Dataset content:
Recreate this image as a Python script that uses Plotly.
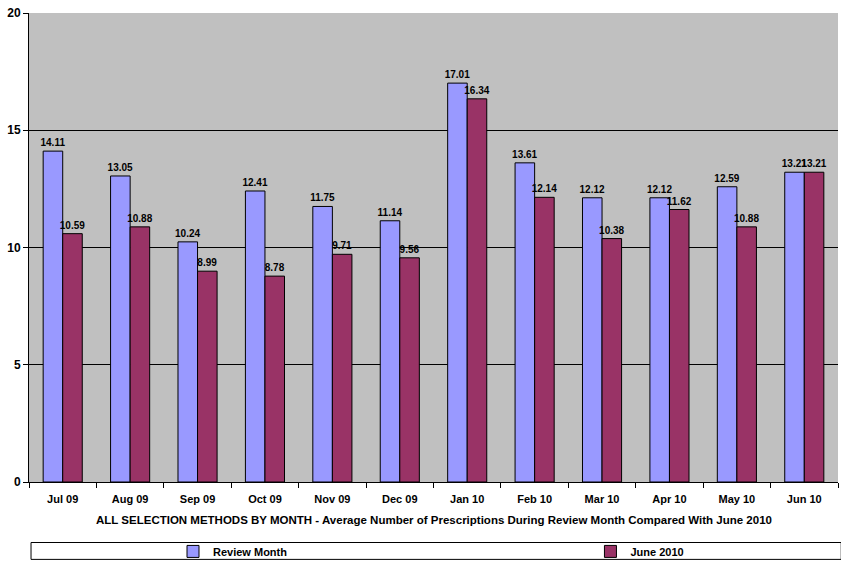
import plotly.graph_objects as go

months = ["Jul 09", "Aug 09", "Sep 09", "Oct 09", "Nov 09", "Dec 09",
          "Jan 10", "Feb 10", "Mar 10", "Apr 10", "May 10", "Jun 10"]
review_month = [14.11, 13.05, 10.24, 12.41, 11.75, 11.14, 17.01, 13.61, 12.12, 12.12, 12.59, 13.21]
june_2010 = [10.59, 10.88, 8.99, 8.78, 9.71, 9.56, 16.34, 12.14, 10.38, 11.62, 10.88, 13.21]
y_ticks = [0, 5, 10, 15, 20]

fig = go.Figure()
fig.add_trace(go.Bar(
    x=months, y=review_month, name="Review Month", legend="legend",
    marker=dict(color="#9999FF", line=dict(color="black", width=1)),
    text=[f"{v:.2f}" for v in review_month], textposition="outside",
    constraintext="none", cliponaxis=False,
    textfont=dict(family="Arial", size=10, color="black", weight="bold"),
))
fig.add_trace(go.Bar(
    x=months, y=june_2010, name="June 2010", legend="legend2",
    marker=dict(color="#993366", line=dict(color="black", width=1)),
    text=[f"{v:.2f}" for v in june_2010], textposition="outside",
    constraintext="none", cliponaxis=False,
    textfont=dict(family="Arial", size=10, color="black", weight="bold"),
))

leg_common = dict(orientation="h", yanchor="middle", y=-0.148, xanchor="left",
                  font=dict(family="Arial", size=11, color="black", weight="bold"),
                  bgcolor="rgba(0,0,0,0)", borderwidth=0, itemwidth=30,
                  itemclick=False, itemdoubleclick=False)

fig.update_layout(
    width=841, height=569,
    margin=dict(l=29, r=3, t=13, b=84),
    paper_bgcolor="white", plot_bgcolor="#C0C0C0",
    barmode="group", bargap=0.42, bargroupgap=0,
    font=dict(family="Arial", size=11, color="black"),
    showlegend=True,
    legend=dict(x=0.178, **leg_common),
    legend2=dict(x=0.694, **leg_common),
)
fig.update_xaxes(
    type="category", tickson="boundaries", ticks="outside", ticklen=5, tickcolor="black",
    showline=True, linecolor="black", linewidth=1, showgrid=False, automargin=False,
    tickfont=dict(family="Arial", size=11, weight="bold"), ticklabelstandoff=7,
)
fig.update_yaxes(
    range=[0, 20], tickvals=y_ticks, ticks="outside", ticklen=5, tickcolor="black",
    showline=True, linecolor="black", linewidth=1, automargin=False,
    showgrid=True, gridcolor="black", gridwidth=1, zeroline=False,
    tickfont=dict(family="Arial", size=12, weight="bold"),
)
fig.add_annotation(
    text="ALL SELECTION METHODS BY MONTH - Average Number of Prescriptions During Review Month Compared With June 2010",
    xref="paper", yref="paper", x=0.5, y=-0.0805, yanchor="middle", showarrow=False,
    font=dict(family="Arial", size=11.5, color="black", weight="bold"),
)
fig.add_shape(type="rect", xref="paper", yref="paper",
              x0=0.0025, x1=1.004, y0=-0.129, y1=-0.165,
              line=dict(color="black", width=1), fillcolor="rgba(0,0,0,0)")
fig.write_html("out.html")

Requirements:
Your task is to repeat the material above exactly, without its pictures.

Answer below:
Recreate this image as a Python script that uses Plotly.
import plotly.graph_objects as go

months = ["Jul 09", "Aug 09", "Sep 09", "Oct 09", "Nov 09", "Dec 09",
          "Jan 10", "Feb 10", "Mar 10", "Apr 10", "May 10", "Jun 10"]
review_month = [14.11, 13.05, 10.24, 12.41, 11.75, 11.14, 17.01, 13.61, 12.12, 12.12, 12.59, 13.21]
june_2010 = [10.59, 10.88, 8.99, 8.78, 9.71, 9.56, 16.34, 12.14, 10.38, 11.62, 10.88, 13.21]
y_ticks = [0, 5, 10, 15, 20]

fig = go.Figure()
fig.add_trace(go.Bar(
    x=months, y=review_month, name="Review Month", legend="legend",
    marker=dict(color="#9999FF", line=dict(color="black", width=1)),
    text=[f"{v:.2f}" for v in review_month], textposition="outside",
    constraintext="none", cliponaxis=False,
    textfont=dict(family="Arial", size=10, color="black", weight="bold"),
))
fig.add_trace(go.Bar(
    x=months, y=june_2010, name="June 2010", legend="legend2",
    marker=dict(color="#993366", line=dict(color="black", width=1)),
    text=[f"{v:.2f}" for v in june_2010], textposition="outside",
    constraintext="none", cliponaxis=False,
    textfont=dict(family="Arial", size=10, color="black", weight="bold"),
))

leg_common = dict(orientation="h", yanchor="middle", y=-0.148, xanchor="left",
                  font=dict(family="Arial", size=11, color="black", weight="bold"),
                  bgcolor="rgba(0,0,0,0)", borderwidth=0, itemwidth=30,
                  itemclick=False, itemdoubleclick=False)

fig.update_layout(
    width=841, height=569,
    margin=dict(l=29, r=3, t=13, b=84),
    paper_bgcolor="white", plot_bgcolor="#C0C0C0",
    barmode="group", bargap=0.42, bargroupgap=0,
    font=dict(family="Arial", size=11, color="black"),
    showlegend=True,
    legend=dict(x=0.178, **leg_common),
    legend2=dict(x=0.694, **leg_common),
)
fig.update_xaxes(
    type="category", tickson="boundaries", ticks="outside", ticklen=5, tickcolor="black",
    showline=True, linecolor="black", linewidth=1, showgrid=False, automargin=False,
    tickfont=dict(family="Arial", size=11, weight="bold"), ticklabelstandoff=7,
)
fig.update_yaxes(
    range=[0, 20], tickvals=y_ticks, ticks="outside", ticklen=5, tickcolor="black",
    showline=True, linecolor="black", linewidth=1, automargin=False,
    showgrid=True, gridcolor="black", gridwidth=1, zeroline=False,
    tickfont=dict(family="Arial", size=12, weight="bold"),
)
fig.add_annotation(
    text="ALL SELECTION METHODS BY MONTH - Average Number of Prescriptions During Review Month Compared With June 2010",
    xref="paper", yref="paper", x=0.5, y=-0.0805, yanchor="middle", showarrow=False,
    font=dict(family="Arial", size=11.5, color="black", weight="bold"),
)
fig.add_shape(type="rect", xref="paper", yref="paper",
              x0=0.0025, x1=1.004, y0=-0.129, y1=-0.165,
              line=dict(color="black", width=1), fillcolor="rgba(0,0,0,0)")
fig.write_html("out.html")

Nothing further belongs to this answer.